> [MATERIAL PROVIDED]
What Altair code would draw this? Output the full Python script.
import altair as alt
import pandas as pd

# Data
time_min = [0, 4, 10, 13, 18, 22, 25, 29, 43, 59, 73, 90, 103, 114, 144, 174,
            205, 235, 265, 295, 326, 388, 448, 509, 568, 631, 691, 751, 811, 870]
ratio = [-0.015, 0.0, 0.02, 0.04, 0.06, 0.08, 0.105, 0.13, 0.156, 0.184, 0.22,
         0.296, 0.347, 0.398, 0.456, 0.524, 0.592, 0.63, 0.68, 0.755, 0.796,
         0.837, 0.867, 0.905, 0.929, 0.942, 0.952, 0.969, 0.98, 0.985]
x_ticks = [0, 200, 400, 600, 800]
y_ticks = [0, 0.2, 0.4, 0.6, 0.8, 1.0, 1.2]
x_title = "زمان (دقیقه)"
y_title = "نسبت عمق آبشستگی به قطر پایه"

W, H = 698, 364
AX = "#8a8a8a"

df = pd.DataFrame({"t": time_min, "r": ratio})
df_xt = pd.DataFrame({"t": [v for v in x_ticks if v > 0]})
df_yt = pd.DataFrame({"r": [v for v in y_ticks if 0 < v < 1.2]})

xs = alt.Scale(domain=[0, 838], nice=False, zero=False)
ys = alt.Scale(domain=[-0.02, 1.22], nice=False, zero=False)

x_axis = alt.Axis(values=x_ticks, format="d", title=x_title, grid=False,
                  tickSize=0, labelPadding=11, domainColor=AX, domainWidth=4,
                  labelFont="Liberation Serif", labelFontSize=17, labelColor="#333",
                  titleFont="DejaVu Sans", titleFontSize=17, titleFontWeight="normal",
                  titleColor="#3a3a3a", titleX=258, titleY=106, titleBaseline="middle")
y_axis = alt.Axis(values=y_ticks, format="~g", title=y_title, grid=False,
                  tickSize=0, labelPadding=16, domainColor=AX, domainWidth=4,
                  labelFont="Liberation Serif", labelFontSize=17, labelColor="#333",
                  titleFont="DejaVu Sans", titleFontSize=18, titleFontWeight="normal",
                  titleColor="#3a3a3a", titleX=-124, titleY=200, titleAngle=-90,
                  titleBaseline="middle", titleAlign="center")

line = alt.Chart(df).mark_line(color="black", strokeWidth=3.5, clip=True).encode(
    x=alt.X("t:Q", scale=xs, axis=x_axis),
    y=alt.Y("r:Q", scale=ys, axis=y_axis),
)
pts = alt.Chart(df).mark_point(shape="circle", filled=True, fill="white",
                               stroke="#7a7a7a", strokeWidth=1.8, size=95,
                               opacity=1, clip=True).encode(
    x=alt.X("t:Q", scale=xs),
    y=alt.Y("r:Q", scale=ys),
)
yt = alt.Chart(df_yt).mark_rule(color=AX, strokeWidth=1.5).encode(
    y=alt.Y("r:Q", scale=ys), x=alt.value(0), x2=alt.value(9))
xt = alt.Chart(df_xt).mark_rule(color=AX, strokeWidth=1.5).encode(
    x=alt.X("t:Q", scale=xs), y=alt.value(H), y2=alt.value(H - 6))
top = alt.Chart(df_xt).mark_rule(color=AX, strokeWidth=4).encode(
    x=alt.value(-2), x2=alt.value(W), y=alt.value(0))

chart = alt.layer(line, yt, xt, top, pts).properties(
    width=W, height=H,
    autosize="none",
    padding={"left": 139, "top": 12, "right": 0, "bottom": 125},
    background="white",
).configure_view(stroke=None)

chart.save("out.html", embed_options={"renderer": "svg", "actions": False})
...
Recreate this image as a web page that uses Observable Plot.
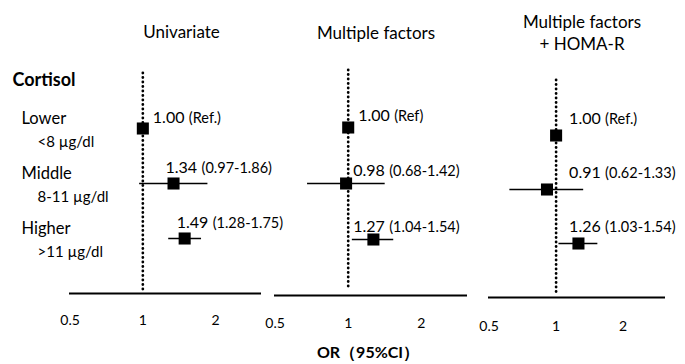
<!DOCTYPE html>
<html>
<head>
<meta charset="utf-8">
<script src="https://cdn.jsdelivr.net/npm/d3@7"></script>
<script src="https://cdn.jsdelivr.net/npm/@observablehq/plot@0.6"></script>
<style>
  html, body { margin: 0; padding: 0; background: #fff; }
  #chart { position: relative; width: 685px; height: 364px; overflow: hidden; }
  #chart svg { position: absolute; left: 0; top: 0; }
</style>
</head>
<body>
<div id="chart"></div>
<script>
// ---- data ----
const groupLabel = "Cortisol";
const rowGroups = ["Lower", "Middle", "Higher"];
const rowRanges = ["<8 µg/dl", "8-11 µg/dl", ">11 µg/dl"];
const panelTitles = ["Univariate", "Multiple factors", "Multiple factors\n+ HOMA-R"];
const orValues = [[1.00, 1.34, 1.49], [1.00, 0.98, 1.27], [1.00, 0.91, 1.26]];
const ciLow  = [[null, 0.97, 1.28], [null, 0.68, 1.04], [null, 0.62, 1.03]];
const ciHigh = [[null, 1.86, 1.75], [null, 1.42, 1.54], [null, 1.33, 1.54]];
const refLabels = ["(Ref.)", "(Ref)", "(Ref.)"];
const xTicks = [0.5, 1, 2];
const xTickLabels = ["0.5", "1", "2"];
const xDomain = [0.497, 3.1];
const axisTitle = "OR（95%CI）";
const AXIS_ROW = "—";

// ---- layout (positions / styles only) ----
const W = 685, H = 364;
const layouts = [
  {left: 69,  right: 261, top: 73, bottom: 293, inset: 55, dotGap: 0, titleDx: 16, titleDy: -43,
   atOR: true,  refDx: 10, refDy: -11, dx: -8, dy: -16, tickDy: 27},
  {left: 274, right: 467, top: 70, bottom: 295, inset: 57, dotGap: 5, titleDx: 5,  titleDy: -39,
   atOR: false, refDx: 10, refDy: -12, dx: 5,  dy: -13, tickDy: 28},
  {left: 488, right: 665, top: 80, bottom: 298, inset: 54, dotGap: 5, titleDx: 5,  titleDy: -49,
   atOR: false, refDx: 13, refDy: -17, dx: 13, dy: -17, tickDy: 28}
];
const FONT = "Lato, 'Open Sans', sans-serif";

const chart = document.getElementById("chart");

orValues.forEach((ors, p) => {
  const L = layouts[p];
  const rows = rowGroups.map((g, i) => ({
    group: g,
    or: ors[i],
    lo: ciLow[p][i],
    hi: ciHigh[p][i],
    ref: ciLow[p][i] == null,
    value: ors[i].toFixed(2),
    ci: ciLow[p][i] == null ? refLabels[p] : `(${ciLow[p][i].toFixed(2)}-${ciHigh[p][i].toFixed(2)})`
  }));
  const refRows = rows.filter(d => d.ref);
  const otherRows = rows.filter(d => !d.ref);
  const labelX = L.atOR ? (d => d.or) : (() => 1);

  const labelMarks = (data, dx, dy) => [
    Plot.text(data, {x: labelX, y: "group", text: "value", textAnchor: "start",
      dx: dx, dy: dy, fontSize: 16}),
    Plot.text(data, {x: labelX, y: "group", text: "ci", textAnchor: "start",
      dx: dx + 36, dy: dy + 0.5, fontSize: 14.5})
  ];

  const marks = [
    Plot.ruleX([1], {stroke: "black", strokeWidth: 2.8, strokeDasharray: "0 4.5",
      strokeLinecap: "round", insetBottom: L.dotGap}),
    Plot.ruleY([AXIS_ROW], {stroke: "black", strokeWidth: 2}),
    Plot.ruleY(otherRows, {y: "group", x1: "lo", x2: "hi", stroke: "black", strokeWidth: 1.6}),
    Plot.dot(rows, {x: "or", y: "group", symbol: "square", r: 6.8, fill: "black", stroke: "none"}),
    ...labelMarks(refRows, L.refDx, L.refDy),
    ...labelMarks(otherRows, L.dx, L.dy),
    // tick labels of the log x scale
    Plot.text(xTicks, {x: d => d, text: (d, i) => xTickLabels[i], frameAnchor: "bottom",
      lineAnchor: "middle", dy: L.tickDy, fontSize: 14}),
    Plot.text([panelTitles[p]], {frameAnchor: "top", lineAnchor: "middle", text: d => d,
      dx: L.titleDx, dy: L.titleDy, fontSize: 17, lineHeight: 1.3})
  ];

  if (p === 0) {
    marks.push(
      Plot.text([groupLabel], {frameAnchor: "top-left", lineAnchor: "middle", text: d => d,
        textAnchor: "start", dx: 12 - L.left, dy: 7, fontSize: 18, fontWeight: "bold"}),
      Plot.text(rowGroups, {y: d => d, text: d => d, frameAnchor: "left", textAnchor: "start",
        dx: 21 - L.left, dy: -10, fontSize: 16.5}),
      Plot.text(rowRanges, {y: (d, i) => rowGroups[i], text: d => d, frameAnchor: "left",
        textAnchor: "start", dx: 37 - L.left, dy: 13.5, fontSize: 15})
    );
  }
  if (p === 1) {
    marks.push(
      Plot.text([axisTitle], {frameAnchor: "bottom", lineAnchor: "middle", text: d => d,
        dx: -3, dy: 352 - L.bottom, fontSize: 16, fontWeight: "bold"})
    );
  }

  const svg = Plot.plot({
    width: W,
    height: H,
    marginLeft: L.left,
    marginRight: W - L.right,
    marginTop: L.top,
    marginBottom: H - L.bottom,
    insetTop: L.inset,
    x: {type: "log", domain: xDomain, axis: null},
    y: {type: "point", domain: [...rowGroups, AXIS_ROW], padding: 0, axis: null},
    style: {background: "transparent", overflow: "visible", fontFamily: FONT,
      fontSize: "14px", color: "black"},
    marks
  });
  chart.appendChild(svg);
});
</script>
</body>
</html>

> [BRIEF] Go back over the listing above and copy exactly the lines that begin at the line with "What Altair code" and stop after the line with "ys = alt.Scale(domain=[-0.02, 1.22], nice=False, zero=False)"; leave out every other line.

> [RIGHT ANSWER]
What Altair code would draw this? Output the full Python script.
import altair as alt
import pandas as pd

# Data
time_min = [0, 4, 10, 13, 18, 22, 25, 29, 43, 59, 73, 90, 103, 114, 144, 174,
            205, 235, 265, 295, 326, 388, 448, 509, 568, 631, 691, 751, 811, 870]
ratio = [-0.015, 0.0, 0.02, 0.04, 0.06, 0.08, 0.105, 0.13, 0.156, 0.184, 0.22,
         0.296, 0.347, 0.398, 0.456, 0.524, 0.592, 0.63, 0.68, 0.755, 0.796,
         0.837, 0.867, 0.905, 0.929, 0.942, 0.952, 0.969, 0.98, 0.985]
x_ticks = [0, 200, 400, 600, 800]
y_ticks = [0, 0.2, 0.4, 0.6, 0.8, 1.0, 1.2]
x_title = "زمان (دقیقه)"
y_title = "نسبت عمق آبشستگی به قطر پایه"

W, H = 698, 364
AX = "#8a8a8a"

df = pd.DataFrame({"t": time_min, "r": ratio})
df_xt = pd.DataFrame({"t": [v for v in x_ticks if v > 0]})
df_yt = pd.DataFrame({"r": [v for v in y_ticks if 0 < v < 1.2]})

xs = alt.Scale(domain=[0, 838], nice=False, zero=False)
ys = alt.Scale(domain=[-0.02, 1.22], nice=False, zero=False)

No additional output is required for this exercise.